Review of Devdas

Devdas (1955)
9/10
Unforgettable
27 November 2005
One of my favourite films from the Indian cinema, the story beautifully adapted and assembled by Bimal Roy and his expert studio. It hasn't got the colour, scope and audio/visual technical panache of the 2002 version, but more importantly to me has better framing, acting, music and above all else, atmosphere.
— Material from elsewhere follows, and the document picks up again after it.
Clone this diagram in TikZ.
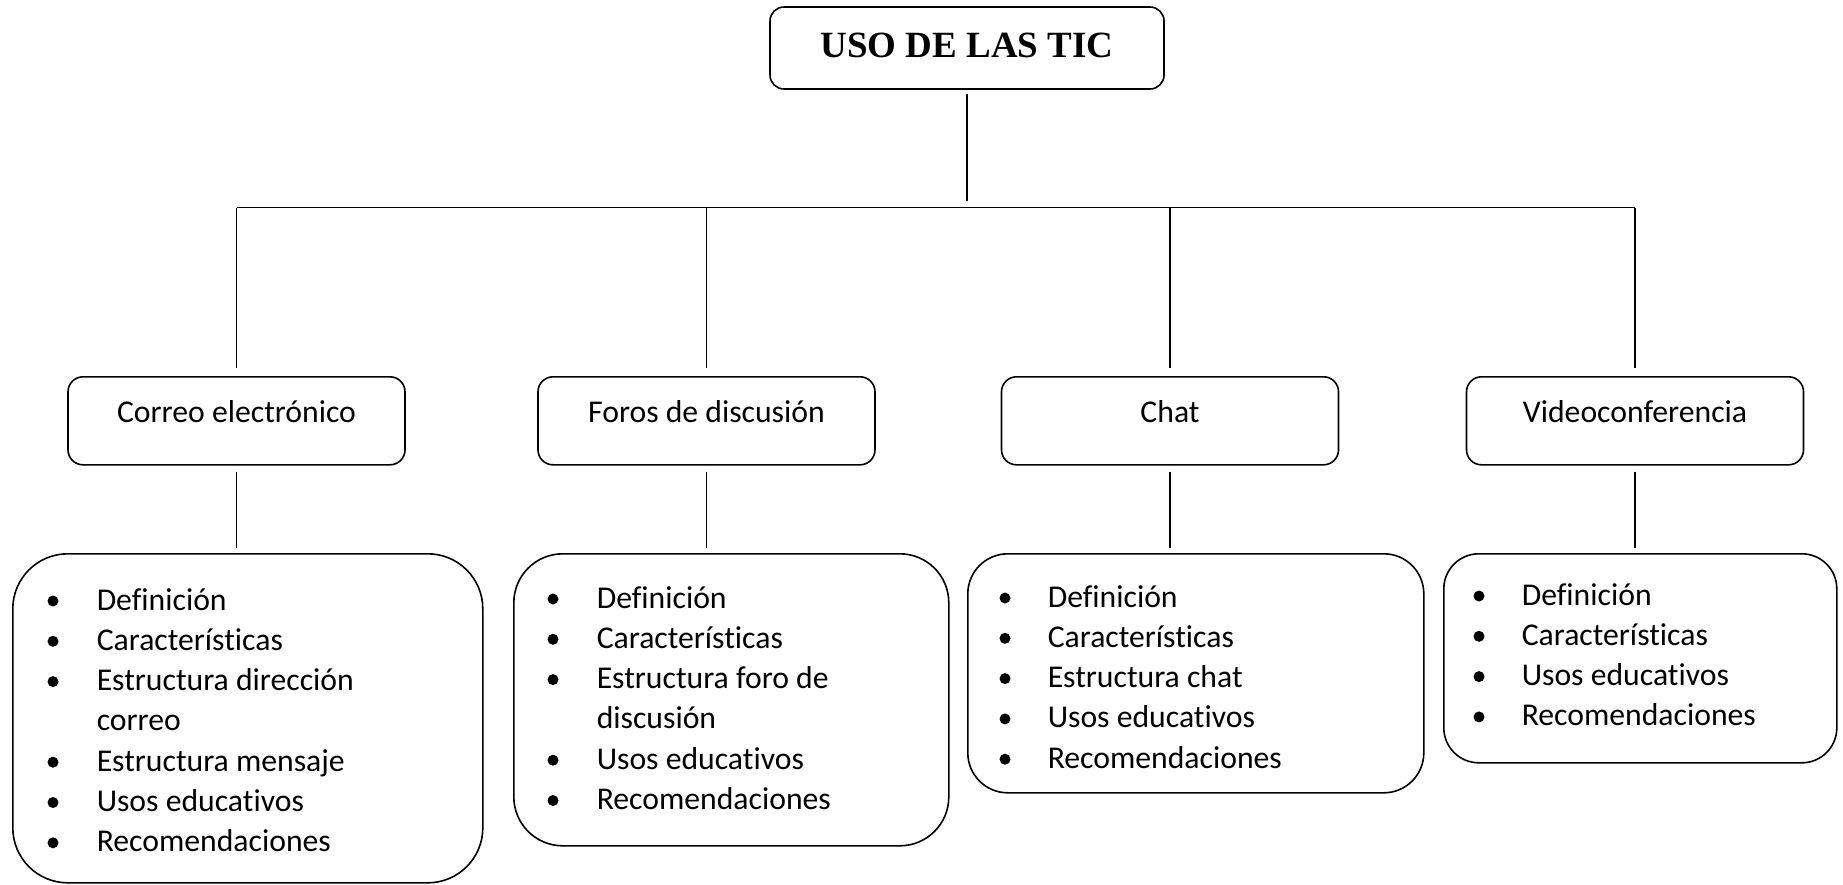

Today's highly paid film critics in all media would probably ignore Devdas and other similar musical films as being populist and therefore unworthy of their high-brow attention. Well, it's their loss! What we have is an extremely well crafted film, complemented with S.D. Burman's scintillating music woven perfectly into the plot. Not that it matters, the first time I watched Devdas in the mid '90's I thought that Vyjayanthimala as the prostitute Chandramukhi bore an uncanny resemblance to Kate Winslet! Dilip Kumar's finest screen moments bar Mughal-E-Azam are here too, and although he didn't have a whole range of emotions to portray his performance was intense and utterly believable. Don't let supposedly erudite Western sneering put you off all Indian or Bollywood films and rub your nose in the baking mud with Pather Panchali - this one is also a world classic.

To watch this epic of thwarted and then forbidden love and one man's inner turmoil brought on first by social custom and then the bottle is always ultimately rewarding to me, but be warned - the long journey is poetically, relentlessly and devastatingly depressing.